La acusación vertida contra la dirección es la de terrorismo y organización de grupos de delincuentes. Al margen de otras consideraciones merece la pena que nos detengamos en el argumento esgrimido y en su alto grado de coincidencia con otros momentos que ha vivido la orden de San Ignacio a lo largo de su dilatada y accidentada historia. Carlos III decretó y reguló su expulsión el 2 de abril de 1767 a través de su famosa Pragmática Sanción en fuerza de Ley para el extrañamiento de estos Reinos de los Regulares de la Compañía, ocupación de sus Temporalidades, y prohibición de su restablecimiento en tiempo alguno, con las demás precauciones que expresa. A lo largo de todo el documento, lo más parecido que encontramos a una explicación de la decisión y de las causas que podían justificarla, es lo siguiente: “… que su propósito era mantener la subordinación, tranquilidad y justicia de sus pueblos y ciudades y proteger a su pueblo y asegurar el respeto a la Monarquía”. Para mayor abundamiento, hoy diríamos para mayor opacidad, se decretó el silencio total sobre este asunto. El consenso académico sobre la cuestión es prácticamente total: se utilizó a los jesuitas para salvar la imagen de la propia Monarquía y buscar una víctima propiciatoria que pudiera calmar las revueltas populares que se produjeron a raíz del motín de Esquilache. Recuérdese que el mismísimo rey Carlos, asustado por la fuerza que iba cobrando la revuelta, abandonó Madrid para ir a refugiarse al Palacio Real de Aranjuez.

En pleno siglo XX, más concretamente el 14 de octubre de 1931, Manuel Azaña, representante de Acción Republicana, pronunció en las Cortes el conocido discurso en el que afirmó: “España ha dejado de ser católica: el problema político consiguiente es organizar el Estado de forma tal que quede adecuado a esta fase nueva de la historia del pueblo español… Nosotros tenemos, de una parte, la obligación de respetar la libertad de conciencia cristiana; pero tenemos también, de otra parte, el deber de poner a salvo la República y el Estado”. Aunque el artículo 26 de la nueva constitución republicana establecía la disolución de todas las congregaciones religiosas y la nacionalización de sus bienes, la única que sufrió este proceso sería la Compañía de Jesús. Esta era la quinta ocasión en que tuvo que disolverse y desprenderse de sus bienes.

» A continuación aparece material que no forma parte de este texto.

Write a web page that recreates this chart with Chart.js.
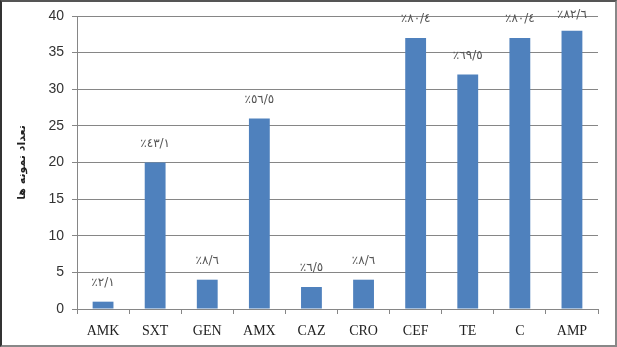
<!DOCTYPE html>
<html>
<head>
<meta charset="utf-8">
<script src="https://cdn.jsdelivr.net/npm/chart.js@4/dist/chart.umd.min.js"></script>
<style>
    html, body { margin: 0; padding: 0; background: #fff; }
    #frame {
        width: 617px;
        height: 347px;
        box-sizing: border-box;
        border-top: 2px solid #555;
        border-left: 2px solid #333;
        border-right: 2px solid #888;
        border-bottom: 2px solid #888;
        position: relative;
    }
</style>
</head>
<body>
<div id="frame"><canvas id="antibioticChartElem"></canvas></div>
<script>
// Data
const antibiotics = ['AMK', 'SXT', 'GEN', 'AMX', 'CAZ', 'CRO', 'CEF', 'TE', 'C', 'AMP'];
const sampleCounts = [1, 20, 4, 26, 3, 4, 37, 32, 37, 38];
const percentLabels = ['٪٢/١', '٪٤٣/١', '٪٨/٦', '٪٥٦/٥', '٪٦/٥', '٪٨/٦', '٪٨٠/٤', '٪٦٩/٥', '٪٨٠/٤', '٪٨٢/٦'];
const yTicks = [0, 5, 10, 15, 20, 25, 30, 35, 40];



// Percent labels above each bar (kept inside the top of the frame)
const barLabelsPlugin = {
    id: 'barLabels',
    afterDatasetsDraw(chart) {
        const ctx = chart.ctx;
        const meta = chart.getDatasetMeta(0);
        const minY = chart.chartArea.top - 1;
        ctx.save();
        ctx.font = '12px "DejaVu Sans"';
        ctx.fillStyle = '#555';
        ctx.textAlign = 'center';
        ctx.textBaseline = 'middle';
        meta.data.forEach((bar, i) => {
            ctx.fillText(percentLabels[i], bar.x, Math.max(bar.y - 19, minY));
        });
        ctx.restore();
    }
};

const antibioticChartElem = document.getElementById('antibioticChartElem');
const antibioticChart = new Chart(antibioticChartElem, {
    type: 'bar',
    data: {
        labels: antibiotics,
        datasets: [{
            data: sampleCounts,
            backgroundColor: '#4f81bd',
            borderWidth: 0,
            categoryPercentage: 1,
            barPercentage: 0.4
        }]
    },
    options: {
        responsive: true,
        maintainAspectRatio: false,
        animation: false,
        layout: {
            padding: { top: 14, right: 17, left: 0, bottom: 0 }
        },
        scales: {
            x: {
                grid: {
                    offset: true,
                    drawOnChartArea: false,
                    drawTicks: true,
                    tickLength: 5,
                    color: '#868686'
                },
                border: { color: '#868686' },
                ticks: {
                    color: '#222',
                    padding: 9,
                    font: { family: '"Liberation Serif"', size: 14 }
                },
                afterFit: (scale) => { scale.height = 36; }
            },
            y: {
                min: 0,
                max: 40,
                afterBuildTicks: (scale) => {
                    scale.ticks = yTicks.map((v) => ({ value: v }));
                },
                grid: {
                    color: '#868686',
                    tickLength: 5
                },
                border: { color: '#868686' },
                ticks: {
                    color: '#333',
                    padding: 8,
                    font: { family: '"Liberation Sans"', size: 14 }
                },
                title: {
                    display: true,
                    text: 'تعداد نمونه ها',
                    color: '#222',
                    padding: { top: 14, bottom: 0 },
                    font: { family: '"DejaVu Sans"', size: 11, weight: 'bold' }
                },
                afterFit: (scale) => {
                    scale.width = 75;
                    scale.paddingTop = 0;
                    scale.paddingBottom = 0;
                }
            }
        },
        plugins: {
            legend: { display: false },
            tooltip: { enabled: false }
        }
    },
    plugins: [barLabelsPlugin]
});
</script>
</body>
</html>
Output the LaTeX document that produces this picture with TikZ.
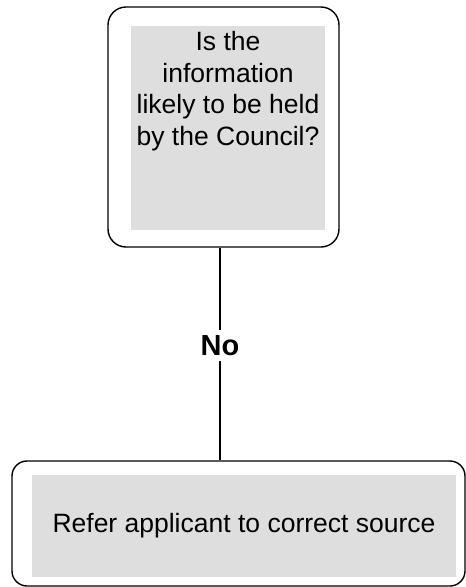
\documentclass[tikz,border=0pt]{standalone}
\usepackage{fontspec}
\setmainfont{Liberation Sans}
\tikzset{
  outerbox/.style={draw=black, line width=1.4pt, rounded corners=#1, inner sep=0pt},
  greybox/.style={fill=black!13, inner sep=0pt},
  boxtext/.style={font=\fontsize{26.5}{31.7}\selectfont, align=center, inner sep=0pt},
  nolabel/.style={font=\fontsize{29}{34}\selectfont\bfseries, fill=white, inner sep=5pt}
}
\begin{document}
\begin{tikzpicture}[x=1pt, y=-1pt]
\useasboundingbox (0,0) rectangle (466,587);

% question box
\node (question) [outerbox=18pt, minimum width=231pt, minimum height=240pt] at (223.5,127) {};
\node (qfill) [greybox, minimum width=194pt, minimum height=204pt] at (228,128) {};
\node (qtext) [boxtext, anchor=north] at (228,31) {Is the\\information\\likely to be held\\by the Council?};

% answer box
\node (refer) [outerbox=15pt, minimum width=453pt, minimum height=125pt] at (238.5,523.5) {};
\node (rfill) [greybox, minimum width=424pt, minimum height=102pt] at (244,526) {};
\node (rtext) [boxtext] at (rfill.center) {Refer applicant to correct source};

\coordinate (stem) at (220,0);
\draw[line width=1.4pt] (stem |- question.south) -- node[nolabel, pos=0.46] {No} (stem |- refer.north);
\end{tikzpicture}
\end{document}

Proteger a su pueblo y asegurar el respeto a la Monarquía, salvar la República y el Estado y, ahora, terrorismo y organización de grupos de delincuentes, han sido los argumentos utilizados. Una orden religiosa o una pequeña universidad poniendo en peligro todo un Estado. Cuando faltan razones aparecen la demagogia y los argumentos vacuos. Se trata más bien de salvar el poder y hacer desaparecer cualquier atisbo de crítica, acabar con la pluralidad de pensamiento.

Decía M. L. King que la verdadera tragedia de los pueblos no consiste en el grito de un gobierno autoritario sino en el silencio de la gente. Y esto, además del hecho en sí, es lo realmente preocupante, aunque nada nuevo, por otro lado. El silencio que ha seguido a la decisión de la dictadura nicaragüense ha sido casi generalizado. Se ha pronunciado, en efecto, la Conferencia de Rectores de las Universidades Españolas, aunque hay que decir que con un comunicado que, por lo escueto del mismo, casi roza la omisión. También se ha pronunciado el Instituto Internacional de la Unesco para la Educación Superior, este sí, con absoluta rotundidad y poniendo de manifiesto la vulneración del Pacto Internacional de Derechos Económicos, Sociales y Culturales que la propia Nicaragua ratificó en 1980. Pero callan de manera casi ominosa los “grandes” defensores de la libertad con mayúsculas. No importa que se cercene el derecho a la legítima defensa, a una educación libre, a la libertad de opinión o a la formación del espíritu crítico, eso que tanto temen los absolutismos, ya fueran de ayer o ya sean de hoy.

El populismo suele estar muy cerca de la ignorancia que quiere contagiar a sus pueblos; no saben, sin embargo, que de las veces que fue expulsada la Compañía del nuestro y de otros tantos países, emergió con la fuerza necesaria como para ser hoy una de las instituciones educativas de mayor reconocimiento y prestigio del panorama universitario internacional. Esta no será una excepción.